**WHAT THE TASK REQUIRES**.
Transcribe the listing in full, excluding any pictures.

**DATA BLOCK**.
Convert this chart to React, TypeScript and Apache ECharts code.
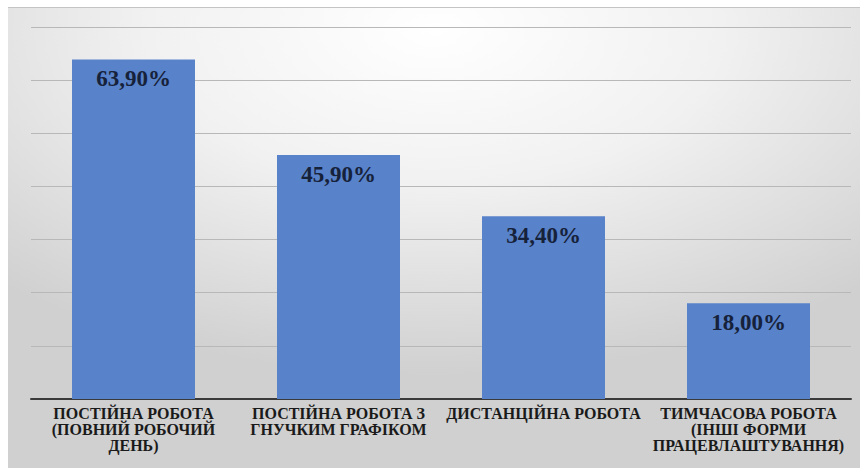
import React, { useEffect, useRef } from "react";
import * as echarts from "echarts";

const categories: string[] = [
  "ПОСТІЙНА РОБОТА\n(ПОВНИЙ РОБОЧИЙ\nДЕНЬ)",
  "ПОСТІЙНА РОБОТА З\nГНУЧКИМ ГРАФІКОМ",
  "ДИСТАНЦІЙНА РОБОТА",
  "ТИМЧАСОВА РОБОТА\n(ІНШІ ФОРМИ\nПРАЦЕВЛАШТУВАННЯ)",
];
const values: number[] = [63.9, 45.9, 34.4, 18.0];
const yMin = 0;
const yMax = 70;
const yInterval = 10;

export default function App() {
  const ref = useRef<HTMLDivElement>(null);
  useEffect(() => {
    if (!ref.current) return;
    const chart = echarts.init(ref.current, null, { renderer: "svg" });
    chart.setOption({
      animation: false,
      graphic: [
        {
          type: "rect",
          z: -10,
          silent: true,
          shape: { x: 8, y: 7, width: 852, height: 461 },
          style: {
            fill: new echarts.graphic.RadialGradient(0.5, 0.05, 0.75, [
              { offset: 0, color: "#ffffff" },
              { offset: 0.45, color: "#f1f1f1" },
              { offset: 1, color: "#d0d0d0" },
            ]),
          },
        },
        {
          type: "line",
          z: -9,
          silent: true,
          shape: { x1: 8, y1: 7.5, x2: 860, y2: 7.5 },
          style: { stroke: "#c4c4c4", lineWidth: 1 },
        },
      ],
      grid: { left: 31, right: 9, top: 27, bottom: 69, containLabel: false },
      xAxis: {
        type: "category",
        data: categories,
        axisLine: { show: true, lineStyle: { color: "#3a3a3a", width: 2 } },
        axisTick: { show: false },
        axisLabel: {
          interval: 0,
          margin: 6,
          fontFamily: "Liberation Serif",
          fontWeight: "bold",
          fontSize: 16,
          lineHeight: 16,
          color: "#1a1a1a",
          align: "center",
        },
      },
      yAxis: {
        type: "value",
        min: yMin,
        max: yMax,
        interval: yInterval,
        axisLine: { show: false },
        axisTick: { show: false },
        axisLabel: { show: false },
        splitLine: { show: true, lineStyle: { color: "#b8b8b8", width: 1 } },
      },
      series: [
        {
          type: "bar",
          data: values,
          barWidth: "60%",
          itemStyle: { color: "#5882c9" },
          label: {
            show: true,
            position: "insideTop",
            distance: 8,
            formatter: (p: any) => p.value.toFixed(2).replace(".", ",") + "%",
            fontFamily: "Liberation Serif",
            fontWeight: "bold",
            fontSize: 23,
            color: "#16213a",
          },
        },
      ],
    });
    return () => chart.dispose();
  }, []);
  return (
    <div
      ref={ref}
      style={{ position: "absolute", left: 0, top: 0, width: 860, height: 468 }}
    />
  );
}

**OUTPUT FOR THIS TASK**.
Convert this chart to React, TypeScript and Apache ECharts code.
import React, { useEffect, useRef } from "react";
import * as echarts from "echarts";

const categories: string[] = [
  "ПОСТІЙНА РОБОТА\n(ПОВНИЙ РОБОЧИЙ\nДЕНЬ)",
  "ПОСТІЙНА РОБОТА З\nГНУЧКИМ ГРАФІКОМ",
  "ДИСТАНЦІЙНА РОБОТА",
  "ТИМЧАСОВА РОБОТА\n(ІНШІ ФОРМИ\nПРАЦЕВЛАШТУВАННЯ)",
];
const values: number[] = [63.9, 45.9, 34.4, 18.0];
const yMin = 0;
const yMax = 70;
const yInterval = 10;

export default function App() {
  const ref = useRef<HTMLDivElement>(null);
  useEffect(() => {
    if (!ref.current) return;
    const chart = echarts.init(ref.current, null, { renderer: "svg" });
    chart.setOption({
      animation: false,
      graphic: [
        {
          type: "rect",
          z: -10,
          silent: true,
          shape: { x: 8, y: 7, width: 852, height: 461 },
          style: {
            fill: new echarts.graphic.RadialGradient(0.5, 0.05, 0.75, [
              { offset: 0, color: "#ffffff" },
              { offset: 0.45, color: "#f1f1f1" },
              { offset: 1, color: "#d0d0d0" },
            ]),
          },
        },
        {
          type: "line",
          z: -9,
          silent: true,
          shape: { x1: 8, y1: 7.5, x2: 860, y2: 7.5 },
          style: { stroke: "#c4c4c4", lineWidth: 1 },
        },
      ],
      grid: { left: 31, right: 9, top: 27, bottom: 69, containLabel: false },
      xAxis: {
        type: "category",
        data: categories,
        axisLine: { show: true, lineStyle: { color: "#3a3a3a", width: 2 } },
        axisTick: { show: false },
        axisLabel: {
          interval: 0,
          margin: 6,
          fontFamily: "Liberation Serif",
          fontWeight: "bold",
          fontSize: 16,
          lineHeight: 16,
          color: "#1a1a1a",
          align: "center",
        },
      },
      yAxis: {
        type: "value",
        min: yMin,
        max: yMax,
        interval: yInterval,
        axisLine: { show: false },
        axisTick: { show: false },
        axisLabel: { show: false },
        splitLine: { show: true, lineStyle: { color: "#b8b8b8", width: 1 } },
      },
      series: [
        {
          type: "bar",
          data: values,
          barWidth: "60%",
          itemStyle: { color: "#5882c9" },
          label: {
            show: true,
            position: "insideTop",
            distance: 8,
            formatter: (p: any) => p.value.toFixed(2).replace(".", ",") + "%",
            fontFamily: "Liberation Serif",
            fontWeight: "bold",
            fontSize: 23,
            color: "#16213a",
          },
        },
      ],
    });
    return () => chart.dispose();
  }, []);
  return (
    <div
      ref={ref}
      style={{ position: "absolute", left: 0, top: 0, width: 860, height: 468 }}
    />
  );
}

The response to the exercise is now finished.